_AIM OF THE EXERCISE_
Every entry below should be repeated exactly; the pictures should not.

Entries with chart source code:
========

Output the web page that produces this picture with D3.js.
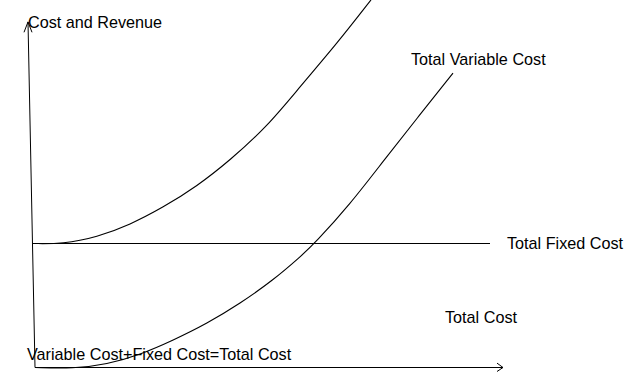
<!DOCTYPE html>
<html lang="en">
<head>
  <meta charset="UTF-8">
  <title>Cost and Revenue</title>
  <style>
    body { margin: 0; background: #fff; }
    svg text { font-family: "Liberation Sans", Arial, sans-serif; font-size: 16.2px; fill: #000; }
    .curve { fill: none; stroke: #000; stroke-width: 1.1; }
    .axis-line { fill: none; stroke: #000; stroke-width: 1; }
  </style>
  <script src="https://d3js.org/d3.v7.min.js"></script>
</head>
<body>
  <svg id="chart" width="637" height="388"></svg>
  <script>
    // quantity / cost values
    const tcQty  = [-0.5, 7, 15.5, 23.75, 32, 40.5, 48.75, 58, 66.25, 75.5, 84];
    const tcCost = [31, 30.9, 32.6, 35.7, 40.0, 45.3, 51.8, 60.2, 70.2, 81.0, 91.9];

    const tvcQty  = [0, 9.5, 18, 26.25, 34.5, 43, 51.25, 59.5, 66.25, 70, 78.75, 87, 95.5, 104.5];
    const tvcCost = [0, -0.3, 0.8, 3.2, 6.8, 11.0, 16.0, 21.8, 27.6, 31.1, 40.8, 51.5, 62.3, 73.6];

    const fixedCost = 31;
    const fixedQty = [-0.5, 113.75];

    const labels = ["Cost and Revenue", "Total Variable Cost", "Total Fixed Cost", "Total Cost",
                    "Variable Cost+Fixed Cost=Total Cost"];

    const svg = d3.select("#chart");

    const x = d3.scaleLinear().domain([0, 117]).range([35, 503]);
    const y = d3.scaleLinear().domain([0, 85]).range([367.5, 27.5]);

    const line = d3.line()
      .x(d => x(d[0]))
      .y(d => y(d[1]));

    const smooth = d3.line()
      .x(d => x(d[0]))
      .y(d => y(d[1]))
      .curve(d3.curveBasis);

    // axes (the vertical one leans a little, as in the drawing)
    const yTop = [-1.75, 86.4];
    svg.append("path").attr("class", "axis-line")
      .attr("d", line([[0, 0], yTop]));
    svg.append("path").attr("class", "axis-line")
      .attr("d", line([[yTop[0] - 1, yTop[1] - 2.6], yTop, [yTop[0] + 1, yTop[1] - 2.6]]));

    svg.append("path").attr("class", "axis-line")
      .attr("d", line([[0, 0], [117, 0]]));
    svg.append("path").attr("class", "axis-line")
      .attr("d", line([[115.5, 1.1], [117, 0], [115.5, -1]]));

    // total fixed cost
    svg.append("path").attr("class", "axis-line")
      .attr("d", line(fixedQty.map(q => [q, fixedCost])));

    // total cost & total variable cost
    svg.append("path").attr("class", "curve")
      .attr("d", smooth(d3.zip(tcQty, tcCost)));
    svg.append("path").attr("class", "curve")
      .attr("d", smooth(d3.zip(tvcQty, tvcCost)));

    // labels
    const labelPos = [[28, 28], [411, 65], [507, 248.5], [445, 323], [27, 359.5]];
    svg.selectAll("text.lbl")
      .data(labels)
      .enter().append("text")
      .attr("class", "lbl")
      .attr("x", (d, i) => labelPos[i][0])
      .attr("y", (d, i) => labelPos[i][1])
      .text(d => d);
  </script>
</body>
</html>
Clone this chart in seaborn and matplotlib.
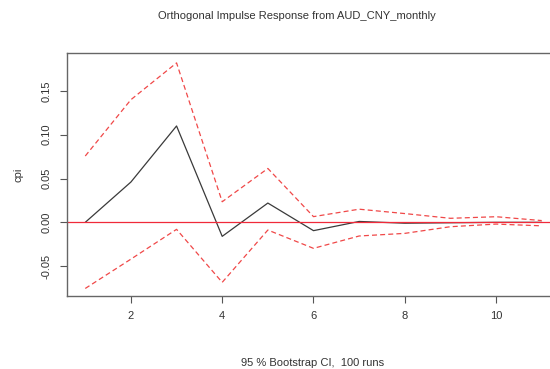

========

_TASK RESULT_
Output the web page that produces this picture with D3.js.
<!DOCTYPE html>
<html lang="en">
<head>
  <meta charset="UTF-8">
  <title>Cost and Revenue</title>
  <style>
    body { margin: 0; background: #fff; }
    svg text { font-family: "Liberation Sans", Arial, sans-serif; font-size: 16.2px; fill: #000; }
    .curve { fill: none; stroke: #000; stroke-width: 1.1; }
    .axis-line { fill: none; stroke: #000; stroke-width: 1; }
  </style>
  <script src="https://d3js.org/d3.v7.min.js"></script>
</head>
<body>
  <svg id="chart" width="637" height="388"></svg>
  <script>
    // quantity / cost values
    const tcQty  = [-0.5, 7, 15.5, 23.75, 32, 40.5, 48.75, 58, 66.25, 75.5, 84];
    const tcCost = [31, 30.9, 32.6, 35.7, 40.0, 45.3, 51.8, 60.2, 70.2, 81.0, 91.9];

    const tvcQty  = [0, 9.5, 18, 26.25, 34.5, 43, 51.25, 59.5, 66.25, 70, 78.75, 87, 95.5, 104.5];
    const tvcCost = [0, -0.3, 0.8, 3.2, 6.8, 11.0, 16.0, 21.8, 27.6, 31.1, 40.8, 51.5, 62.3, 73.6];

    const fixedCost = 31;
    const fixedQty = [-0.5, 113.75];

    const labels = ["Cost and Revenue", "Total Variable Cost", "Total Fixed Cost", "Total Cost",
                    "Variable Cost+Fixed Cost=Total Cost"];

    const svg = d3.select("#chart");

    const x = d3.scaleLinear().domain([0, 117]).range([35, 503]);
    const y = d3.scaleLinear().domain([0, 85]).range([367.5, 27.5]);

    const line = d3.line()
      .x(d => x(d[0]))
      .y(d => y(d[1]));

    const smooth = d3.line()
      .x(d => x(d[0]))
      .y(d => y(d[1]))
      .curve(d3.curveBasis);

    // axes (the vertical one leans a little, as in the drawing)
    const yTop = [-1.75, 86.4];
    svg.append("path").attr("class", "axis-line")
      .attr("d", line([[0, 0], yTop]));
    svg.append("path").attr("class", "axis-line")
      .attr("d", line([[yTop[0] - 1, yTop[1] - 2.6], yTop, [yTop[0] + 1, yTop[1] - 2.6]]));

    svg.append("path").attr("class", "axis-line")
      .attr("d", line([[0, 0], [117, 0]]));
    svg.append("path").attr("class", "axis-line")
      .attr("d", line([[115.5, 1.1], [117, 0], [115.5, -1]]));

    // total fixed cost
    svg.append("path").attr("class", "axis-line")
      .attr("d", line(fixedQty.map(q => [q, fixedCost])));

    // total cost & total variable cost
    svg.append("path").attr("class", "curve")
      .attr("d", smooth(d3.zip(tcQty, tcCost)));
    svg.append("path").attr("class", "curve")
      .attr("d", smooth(d3.zip(tvcQty, tvcCost)));

    // labels
    const labelPos = [[28, 28], [411, 65], [507, 248.5], [445, 323], [27, 359.5]];
    svg.selectAll("text.lbl")
      .data(labels)
      .enter().append("text")
      .attr("class", "lbl")
      .attr("x", (d, i) => labelPos[i][0])
      .attr("y", (d, i) => labelPos[i][1])
      .text(d => d);
  </script>
</body>
</html>
Clone this chart in seaborn and matplotlib.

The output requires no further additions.